The format of your sparse matrices is important here. You always need a row form A and a column from B. So, store A as a csr and B as csc to get rid of the getrow/getcol overhead. Unfortunately, this is only a small part of the story.
The best solution depends a lot on the structure of your sparse matrix (a lot of sparse columns/rows, etc), but you might try one based on dictionaries and sets. For matrix A for each row the following are kept:
a set with all non-zero column indices on that row
a dictionary with the non-zero indices as keys and the corresponding non-zero values as values
For matrix B similar dicts and sets are kept for each column.
To calculate element (M, N) in the multiplication result, row M of A is multiplied with column N of B. The multiplication:
find the set intersection of the non-zero sets
calculate the sum of multiplications of the non-zero elements (i.e. the intersection above)
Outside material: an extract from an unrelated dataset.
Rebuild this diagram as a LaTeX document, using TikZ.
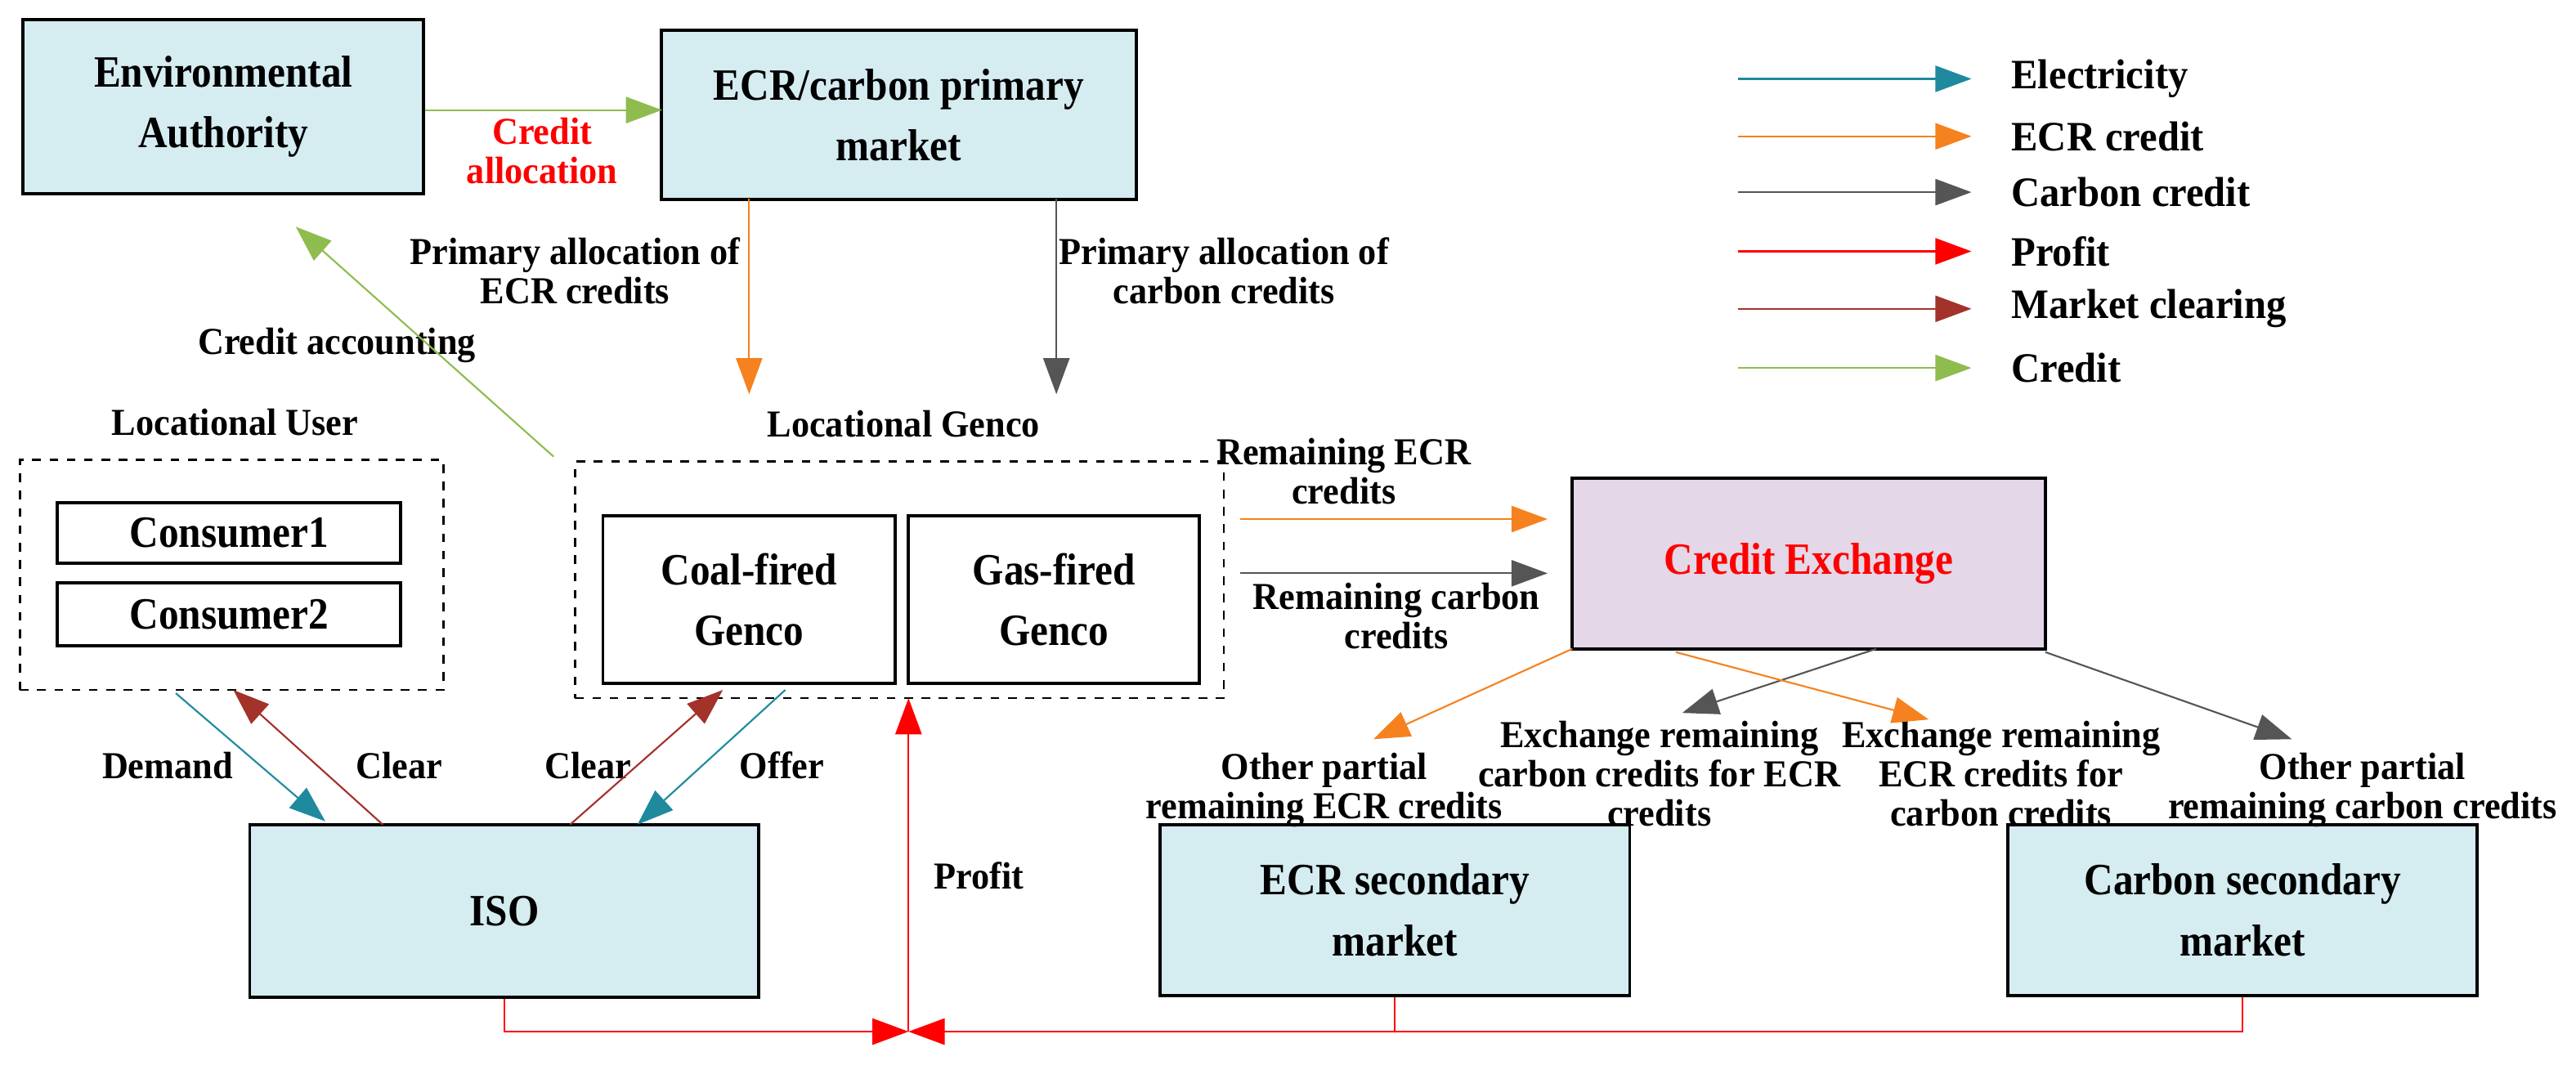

In most cases this should be very fast, as in a sparse matrix the set intersection is usually very small.
Some code:
class rowarray():
def __init__(self, arr):
self.rows = []
for row in arr:
nonzeros = np.nonzero(row)[0]
nzvalues = { i: row[i] for i in nonzeros }
self.rows.append((set(nonzeros), nzvalues))
def __getitem__(self, key):
return self.rows[key]
def __len__(self):
return len(self.rows)
class colarray(rowarray):
def __init__(self, arr):
rowarray.__init__(self, arr.T)
def maybe_less_naive(A, B, rows, cols):
N = len(rows)
vals = []
for n in xrange(N):
nz1,v1 = A[rows[n]]
nz2,v2 = B[cols[n]]
# list of common non-zeros
nz = nz1.intersection(nz2)
# sum of non-zeros
vals.append(sum([ v1[i]*v2[i] for i in nz]))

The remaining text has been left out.